M – Not bankrupt is a win here.  We got caught with the short puts so this one hurts and we'll have to see how earnings go.  Our call-away at $5 is $10,000 and we're in for net $6,400 so a $4,600 profit but then we would be re-assigned 4,000 at an average of $10.50 so that's what we really need to break even on this one.  That means we HAVE to adjust this trade if we intend to stick with it as $10.50 is up 50% so too far away to count on.

  • SIG – Another no more dividend stock (for now).  Also stuck in the malls but also a great value.  We're just waiting for the price to improve so we can sell calls and maybe short calls for income.
  • SKT – Bang, bang, bang!!!  I really think people are missing out on them.  Earnings are 8/5 so we'll see how badly the virus hit them.
  • T – Just paid us 0.52 ($520) which is 2% of $26,650 but we know we'll be owning these forever.

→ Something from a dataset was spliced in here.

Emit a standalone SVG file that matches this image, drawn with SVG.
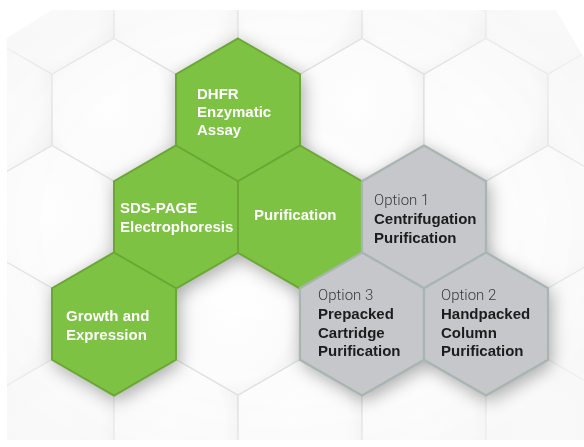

Earnings Portfolio Review:  $184,214 down about $5,000 from our 6/19 review and that's perfect because it's self-hedging and we wanted to be neutral – and that's what neutral is.  When you are up 85% in 6 months it's more important to protect your gains than trying to make more money in an uncertain market. 

  • ACB – Making a comeback but off the highs ($20) by a lot so we''ll see how earnings go.  
  • HBI – Right on track but not much net gain.  It's a $10,000 spread at net $1,350 so great for a new trade.  
  • HRB – We knew the long calls would go worthless and we only hope the short puts will maek up for most of it down the road.
  • IRBT – This was my Stock of the Century but we got mad at them when they dumped their military division and we switched to LMT (but for the fusion, not the military). Still, these guys are knocking it out of the park and we're even on track with our short calls.  

  • M – This one is making money because our timing was better.
  • SQQQ – Our hedge is not hurting us because we hedged the hedge but let's buy back the short Jan $35 calls only because they are pointless and we leave the slot open for another sale down the road.